Densho Digital Archive
Oregon Nikkei Endowment Collection
Title: Ed Fujii Interview
Narrator: Ed Fujii
Interviewer: Masako Hinatsu
Location: Gresham, Oregon
Date: April 30, 2003
Densho ID: denshovh-fed-01-0002

<Begin Segment 2>

MH: Did you speak English or did you speak Japanese in the home or both?

EF: We spoke both. We weren't that good at the Japanese, but we'd fill it in once in a while. My mother, we spoke to her nothing but Japanese, but my father could understand English. But we tried to speak Japanese, but among the family members, we all spoke English.

MH: What was the role of the boys in your family and the girls in your family?

EF: Well, the girls kind of worked around the house and helped Mother, but they had to get out to work too because that's the way it was.

MH: What do you mean they had to get out to work too?

EF: They had to help with the fieldwork also, and they were a big help. They were a big help. So since we were, all the boys were... well, farm work was never ending, always, especially when you had diversified farming as we did where you had cows and horses and chickens and those items, pigs for instance, very diversified.

MH: What kind of farm crops did you raise?

EF: Well, in, early in the spring, we used to have spinach was our first item. Then we had a patch of asparagus that was always there to harvest. And then we got into the berries, and then later down on the line the cabbage, cauliflower, and those items, broccoli. Brussels sprouts were the items we...

MH: Who helped you harvest besides the family?

EF: We had people that came to work on the farm like Filipinos for instance, and we had a few Japanese people that came to work on the farm because they had no other employment, and they were available for that work.
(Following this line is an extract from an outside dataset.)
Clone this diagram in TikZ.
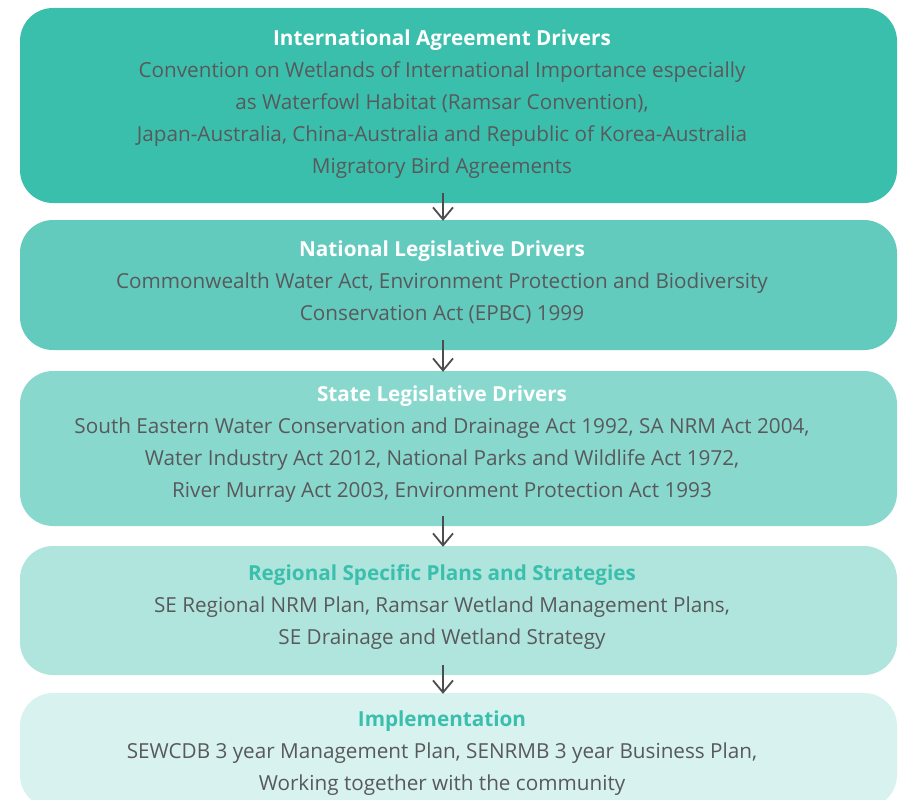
\documentclass[tikz,border=0pt]{standalone}
\usepackage{fontspec}
\setmainfont{Open Sans}
\usetikzlibrary{arrows.meta}
\definecolor{tealA}{HTML}{3BBFAD}
\definecolor{tealB}{HTML}{62CBBE}
\definecolor{tealC}{HTML}{89D8CE}
\definecolor{tealD}{HTML}{B0E5DE}
\definecolor{tealE}{HTML}{D8F2EF}
\definecolor{bodygrey}{HTML}{58595B}
\definecolor{arrowgrey}{HTML}{4D4D4F}
\begin{document}
\begin{tikzpicture}[x=1pt,y=-1pt,
  panel/.style={rounded corners=33pt, minimum width=877pt, inner sep=0pt},
  words/.style={align=center, text=bodygrey, inner sep=0pt, font=\fontsize{20.7}{32}\selectfont},
  link/.style={draw=arrowgrey, line width=1.8pt, shorten <=-10pt, shorten >=-1pt,
    -{Straight Barb[length=12pt,width=20pt,line width=1.8pt]}}]
\useasboundingbox (0,0) rectangle (899,800);
% boxes
\node[panel, fill=tealA, minimum height=195pt] (box1) at (458.5,105.5) {};
\node[panel, fill=tealB, minimum height=130pt] (box2) at (458.5,285) {};
\node[panel, fill=tealC, minimum height=155pt] (box3) at (458.5,448.5) {};
\node[panel, fill=tealD, minimum height=129pt] (box4) at (458.5,610.5) {};
\node[panel, fill=tealE, minimum height=115pt] (box5) at (458.5,750.5) {};
% texts
\node[words] (t1) at (442,104) {{\bfseries\color{white}International Agreement Drivers}\\
  Convention on Wetlands of International Importance especially\\
  as Waterfowl Habitat (Ramsar Convention),\\
  Japan-Australia, China-Australia and Republic of Korea-Australia\\
  Migratory Bird Agreements};
\node[words] (t2) at (442,282) {{\bfseries\color{white}National Legislative Drivers}\\
  Commonwealth Water Act, Environment Protection and Biodiversity\\
  Conservation Act (EPBC) 1999};
\node[words] (t3) at (442,444) {{\bfseries\color{white}State Legislative Drivers}\\
  South Eastern Water Conservation and Drainage Act 1992, SA NRM Act 2004,\\
  Water Industry Act 2012, National Parks and Wildlife Act 1972,\\
  River Murray Act 2003, Environment Protection Act 1993};
\node[words] (t4) at (442,607) {{\bfseries\color{tealA}Regional Specific Plans and Strategies}\\
  SE Regional NRM Plan, Ramsar Wetland Management Plans,\\
  SE Drainage and Wetland Strategy};
\node[words] (t5) at (442,753) {{\bfseries\color{tealA}Implementation}\\
  SEWCDB 3 year Management Plan, SENRMB 3 year Business Plan,\\
  Working together with the community};
% arrows
\coordinate (axis) at (443,0);
\draw[link] (box1.south -| axis) -- (box2.north -| axis);
\draw[link] (box2.south -| axis) -- (box3.north -| axis);
\draw[link] (box3.south -| axis) -- (box4.north -| axis);
\draw[link] (box4.south -| axis) -- (box5.north -| axis);
\end{tikzpicture}
\end{document}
MH: Were they from the city?

EF: Yes. They were from here, right. And they were a very essential part of the farming because we needed them for the harvest.

MH: Do they live with you or...

EF: Most of them lived with us, lived on the farm, not with us, but there were, you know, we had a combination form. So we had housing for them, so they were able to cook and do things on their own.

MH: How about bathing?

EF: If you were, if you were Japanese, we had a bathhouse where they all went to, they all bathed in the bathhouse. Especially Japanese people, we facilitated all of them. We had a lot of Issei people working on the farm, so my folks made sure that they had those accommodations, and it seemed like it worked well. One bathhouse, but hey, they timed themselves well, and everybody had their bath every day, every night I should say.

MH: Who tended the bathhouse?

EF: My mother, my mother.

MH: Was it gas, was it wood?

EF: No, no. It was all wood. It was all wood, wood fire.

MH: And who built this bathhouse?

EF: Right. We built this bathhouse. My father built the bathhouse.